Local decision-makers in the River North district are still considering whether to attempt to rename Brighton Boulevard to “Broadway North” in Denver.
The idea first surfaced earlier this year, and members of the district’s governing groups have been exploring the idea in the months since. On Wednesday, a local board may decide whether to initiate the renaming process.
“It’s going to get advanced through the petition process, to the best of my knowledge,” said developer Bernard Hurley, a member of the RiNo General Improvement District board and an early supporter of the idea.
The name can only be changed if a certain number of property owners along Brighton Boulevard sign on to an official petition, he said. A city spokesperson confirmed that the process would require “a vote of property owners along the corridor.”
Jamie Licko, president of the GID, said that the board had asked the city for more information on how it all works.
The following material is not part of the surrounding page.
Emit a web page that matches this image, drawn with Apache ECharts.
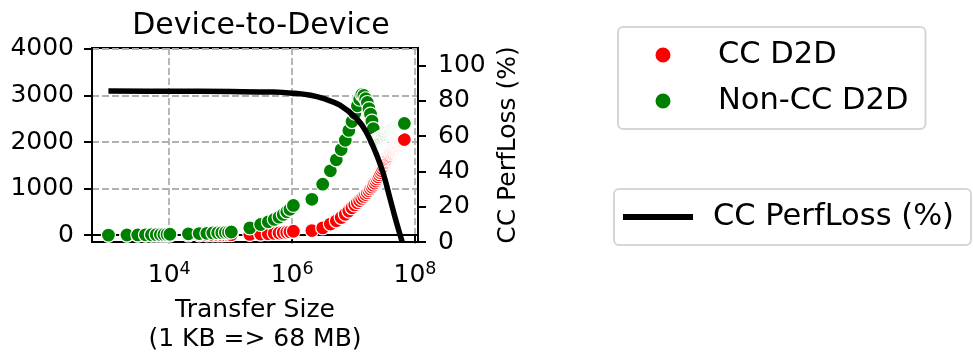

The board is expecting more information in the next couple days.
The idea would be to rebrand the name to match up with Broadway, Hurley said.
Broadway becomes Brighton at 29th Street.
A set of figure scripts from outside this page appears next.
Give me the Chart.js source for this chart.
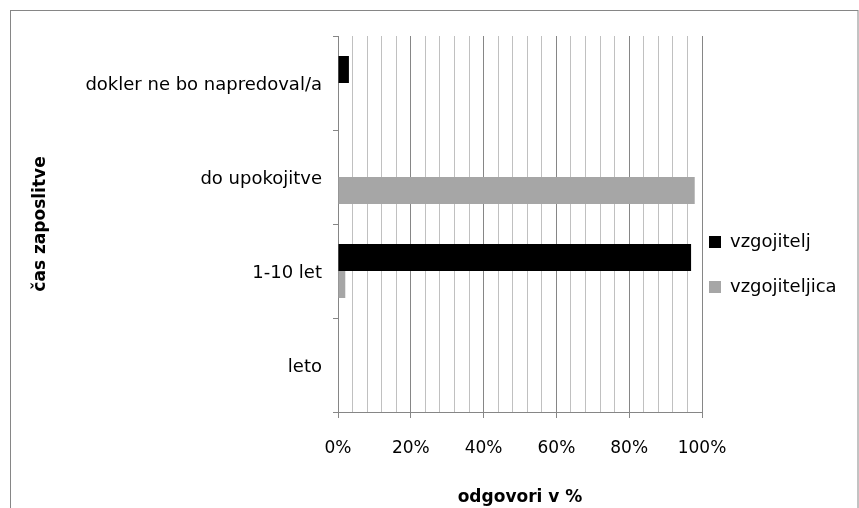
<!DOCTYPE html>
<html>
<head>
<meta charset="utf-8">
<script src="https://cdn.jsdelivr.net/npm/chart.js@4/dist/chart.umd.min.js"></script>
<style>
html,body{margin:0;padding:0;background:#fff;}
#wrap{position:relative;width:859px;height:508px;}
</style>
</head>
<body>
<div id="wrap"><canvas id="c" width="859" height="508"></canvas></div>
<script>
const categories = ['dokler ne bo napredoval/a', 'do upokojitve', '1-10 let', 'leto'];
const seriesNames = ['vzgojitelj', 'vzgojiteljica'];
const vzgojitelj = [3, 0, 97, 0];
const vzgojiteljica = [0, 98, 2, 0];
const xTickValues = [0, 20, 40, 60, 80, 100];
const xTitle = 'odgovori v %';
const yTitle = 'čas zaposlitve';

const FONT = 'DejaVu Sans';
const LEGEND_SIZE = 18;

const borderPlugin = {
  id: 'outerBorder',
  beforeDraw(chart) {
    const ctx = chart.ctx;
    ctx.save();
    ctx.strokeStyle = '#868686';
    ctx.lineWidth = 1;
    ctx.strokeRect(10.5, 10.5, 847.5, 600);
    ctx.restore();
  }
};

const legendShift = {
  id: 'legendShift',
  afterLayout(chart) {
    const lg = chart.legend;
    if (!lg) return;
    const pad = lg.options.labels.padding;
    const dx = (709 - pad) - lg.left;
    lg.left += dx; lg.right += dx;
    const itemH = LEGEND_SIZE;
    const colH = 2 * (itemH + pad);
    const desired = 242 - itemH / 2;
    const cur = ((lg.top + pad) + (lg.bottom - colH)) / 2;
    const dy = desired - cur;
    lg.top += dy; lg.bottom += dy;
  }
};

new Chart(document.getElementById('c'), {
  type: 'bar',
  data: {
    labels: categories,
    datasets: [
      { label: seriesNames[0], data: vzgojitelj, backgroundColor: '#000000', borderWidth: 0 },
      { label: seriesNames[1], data: vzgojiteljica, backgroundColor: '#a6a6a6', borderWidth: 0 }
    ]
  },
  options: {
    indexAxis: 'y',
    responsive: false,
    animation: false,
    devicePixelRatio: 1,
    categoryPercentage: 0.575,
    barPercentage: 1.0,
    layout: { padding: { top: 36, left: 0, right: 0, bottom: 0 } },
    plugins: {
      tooltip: { enabled: false },
      legend: {
        position: 'right',
        maxWidth: 157,
        labels: {
          boxWidth: 12,
          boxHeight: 12,
          padding: 45 - LEGEND_SIZE,
          color: '#000',
          font: { family: FONT, size: LEGEND_SIZE }
        }
      }
    },
    scales: {
      x: {
        min: 0,
        max: 100,
        afterFit(s) { s.height = 96; },
        border: { color: '#868686', width: 1 },
        grid: {
          color: (c) => (c.tick && c.tick.value % 20 === 0) ? '#868686' : '#c0c0c0',
          tickColor: (c) => (c.tick && c.tick.value % 20 === 0) ? '#868686' : 'rgba(0,0,0,0)',
          tickLength: 6,
          lineWidth: 1
        },
        ticks: {
          stepSize: 4,
          autoSkip: false,
          maxRotation: 0,
          padding: 20,
          color: '#000',
          font: { family: FONT, size: 17 },
          callback: (v) => xTickValues.includes(v) ? v + '%' : ''
        },
        title: {
          display: true,
          text: xTitle,
          color: '#000',
          font: { family: FONT, size: 17, weight: 'bold' },
          padding: { top: 0, bottom: 0 }
        }
      },
      y: {
        afterFit(s) { s.width = 338; },
        border: { color: '#868686', width: 1 },
        grid: {
          offset: true,
          drawOnChartArea: false,
          drawTicks: true,
          tickLength: 5,
          color: '#868686',
          tickColor: '#868686'
        },
        ticks: {
          padding: 11,
          labelOffset: 2,
          color: '#000',
          font: { family: FONT, size: 18 }
        },
        title: {
          display: true,
          text: yTitle,
          color: '#000',
          font: { family: FONT, size: 17, weight: 'bold' },
          padding: { top: 30, bottom: 0 }
        }
      }
    }
  },
  plugins: [borderPlugin, legendShift]
});
</script>
</body>
</html>
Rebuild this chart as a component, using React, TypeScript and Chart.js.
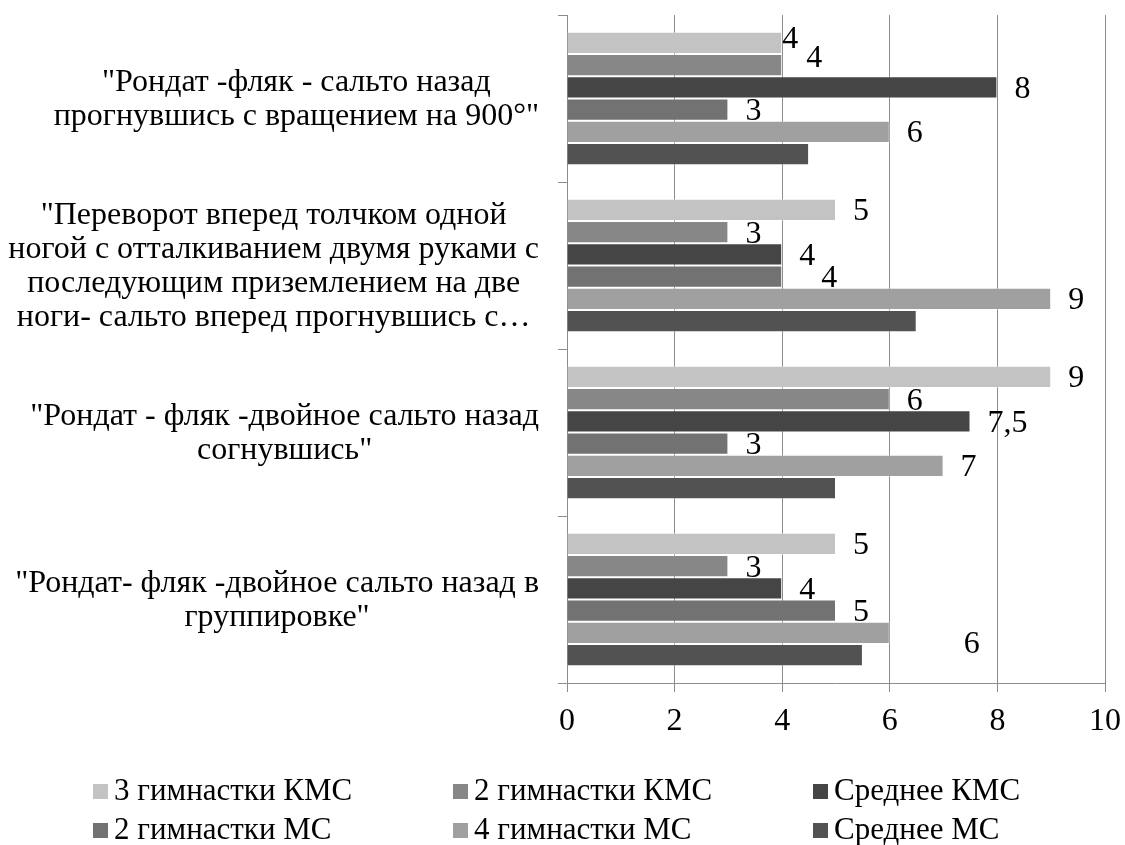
import React, { useEffect, useRef } from "react";
import { Chart, registerables } from "chart.js";

Chart.register(...registerables);

// ---- Data ----
const CATEGORIES: string[][] = [
  ['"Рондат -фляк - сальто назад', 'прогнувшись с вращением на 900°"'],
  [
    '"Переворот вперед толчком одной',
    "ногой с отталкиванием двумя руками с",
    "последующим приземлением на две",
    "ноги- сальто вперед прогнувшись с…",
  ],
  ['"Рондат - фляк -двойное сальто назад', 'согнувшись"'],
  ['"Рондат- фляк -двойное сальто назад в', 'группировке"'],
];

const SERIES_NAMES = [
  "3 гимнастки КМС",
  "2 гимнастки КМС",
  "Среднее КМС",
  "2 гимнастки МС",
  "4 гимнастки МС",
  "Среднее МС",
];

const KMS_3 = [4, 5, 9, 5];
const KMS_2 = [4, 3, 6, 3];
const KMS_AVG = [8, 4, 7.5, 4];
const MS_2 = [3, 4, 3, 5];
const MS_4 = [6, 9, 7, 6];
const MS_AVG = [4.5, 6.5, 5, 5.5];

const X_TICKS = [0, 2, 4, 6, 8, 10];

// ---- Styles ----
const FONT = '"Liberation Serif", "Times New Roman", serif';
const FS = 32;
const LEGEND_FS = 31;
const COLORS = ["#c3c3c3", "#878787", "#454545", "#727272", "#a0a0a0", "#525252"];
const SHOW_VALUE = [true, true, true, true, true, false];
// label nudges (dataset-category): [dx from bar end, dy from bar centre]
const LABEL_NUDGE: Record<string, [number, number]> = {
  "0-0": [0, -3],
  "1-0": [24, -7],
  "3-1": [39, 2],
  "4-3": [74, 12],
};
const DEFAULT_NUDGE: [number, number] = [17, 2];

export default function App() {
  const ref = useRef<HTMLCanvasElement>(null);

  useEffect(() => {
    if (!ref.current) return;
    const seriesData = [KMS_3, KMS_2, KMS_AVG, MS_2, MS_4, MS_AVG];

    const yLabelsPlugin = {
      id: "yLabelsBlock",
      afterDraw(chart: any) {
        const ctx = chart.ctx;
        const y = chart.scales.y;
        ctx.save();
        ctx.font = `${FS}px ${FONT}`;
        ctx.fillStyle = "#000";
        ctx.textAlign = "center";
        ctx.textBaseline = "middle";
        CATEGORIES.forEach((lines, i) => {
          const cy = y.getPixelForValue(i) + 1.5;
          const w = Math.max(...lines.map((l) => ctx.measureText(l).width));
          const cx = chart.chartArea.left - 28 - w / 2;
          lines.forEach((l, j) => {
            ctx.fillText(l, cx, cy + (j - (lines.length - 1) / 2) * 34);
          });
        });
        ctx.restore();
      },
    };

    const valueLabelsPlugin = {
      id: "valueLabels",
      afterDatasetsDraw(chart: any) {
        const ctx = chart.ctx;
        ctx.save();
        ctx.font = `${FS}px ${FONT}`;
        ctx.fillStyle = "#000";
        ctx.textAlign = "left";
        ctx.textBaseline = "middle";
        chart.data.datasets.forEach((ds: any, d: number) => {
          if (!SHOW_VALUE[d]) return;
          const meta = chart.getDatasetMeta(d);
          meta.data.forEach((bar: any, i: number) => {
            const v = ds.data[i];
            const [dx, dy] = LABEL_NUDGE[`${d}-${i}`] || DEFAULT_NUDGE;
            ctx.fillText(String(v).replace(".", ","), bar.x + dx, bar.y + dy);
          });
        });
        ctx.restore();
      },
    };

    const legendPlugin = {
      id: "gridLegend",
      afterDraw(chart: any) {
        const ctx = chart.ctx;
        const colX = [93, 453, 813];
        const rowY = [791, 830];
        ctx.save();
        ctx.font = `${LEGEND_FS}px ${FONT}`;
        ctx.textAlign = "left";
        ctx.textBaseline = "middle";
        chart.data.datasets.forEach((ds: any, d: number) => {
          const x = colX[d % 3];
          const y = rowY[Math.floor(d / 3)];
          ctx.fillStyle = ds.backgroundColor;
          ctx.fillRect(x, y - 7, 15, 15);
          ctx.fillStyle = "#000";
          ctx.fillText(ds.label, x + 21, y + 1);
        });
        ctx.restore();
      },
    };

    const chart = new Chart(ref.current, {
      type: "bar",
      data: {
        labels: CATEGORIES.map((c) => c.join(" ")),
        datasets: SERIES_NAMES.map((name, i) => ({
          label: name,
          data: seriesData[i],
          backgroundColor: COLORS[i],
          borderColor: "rgba(255,255,255,0.35)",
          borderWidth: 1,
          borderSkipped: "start",
          categoryPercentage: 0.8,
          barPercentage: 1,
        })),
      },
      options: {
        indexAxis: "y",
        animation: false,
        responsive: false,
        maintainAspectRatio: false,
        layout: { padding: { top: 15, right: 20, bottom: 102, left: 0 } },
        plugins: {
          legend: { display: false },
          tooltip: { enabled: false },
        },
        scales: {
          x: {
            min: 0,
            max: 10,
            afterBuildTicks: (s: any) => {
              s.ticks = X_TICKS.map((v) => ({ value: v }));
            },
            ticks: {
              font: { family: FONT, size: FS },
              color: "#000",
              padding: 10,
              maxRotation: 0,
            },
            grid: { color: "#8c8c8c", tickLength: 9, drawTicks: true, lineWidth: 1 },
            border: { color: "#8c8c8c", width: 1 },
            afterFit: (s: any) => {
              s.height = 60;
              s.paddingLeft = 0;
              s.paddingRight = 0;
            },
          },
          y: {
            ticks: { display: false },
            grid: {
              drawOnChartArea: false,
              drawTicks: true,
              tickLength: 9,
              color: "#8c8c8c",
              offset: true,
            },
            border: { color: "#8c8c8c", width: 1 },
            afterFit: (s: any) => {
              s.width = 567;
              s.paddingTop = 0;
              s.paddingBottom = 0;
            },
          },
        },
      } as any,
      plugins: [yLabelsPlugin, valueLabelsPlugin, legendPlugin],
    });

    return () => chart.destroy();
  }, []);

  return (
    <div style={{ position: "absolute", left: 0, top: 0, width: 1125, height: 845, background: "#fff" }}>
      <canvas ref={ref} width={1125} height={845} style={{ display: "block" }} />
    </div>
  );
}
Actually, to be really specific, the stretch of road just south of Brighton is called “North Broadway.”
But the proposal under discussion now would rename Brighton to “Broadway North,” according to board minutes. And this change would only affect Denver County, meaning that Brighton would remain Brighton up in Adams County.
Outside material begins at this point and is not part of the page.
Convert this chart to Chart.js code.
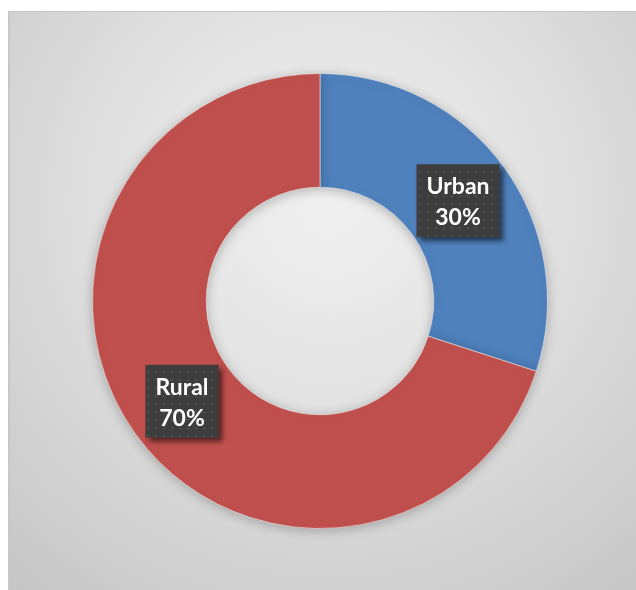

So, the road would go like this: South Broadway to Broadway to North Broadway to Broadway North to Brighton.
Other proposals have included “River North Boulevard,” according to board meeting minutes.
“I think it’s resonating a little more with people than it was initially. I think it’s a fairly positive response,” Hurley said. But, he said, it’s “not going to be a quick process.”
The GID, by the way, is like a local semi-government. It collects extra taxes from local properties and has the power to institute certain local improvements. It does not have the authority to rename the street itself, though — that ultimately goes through the city.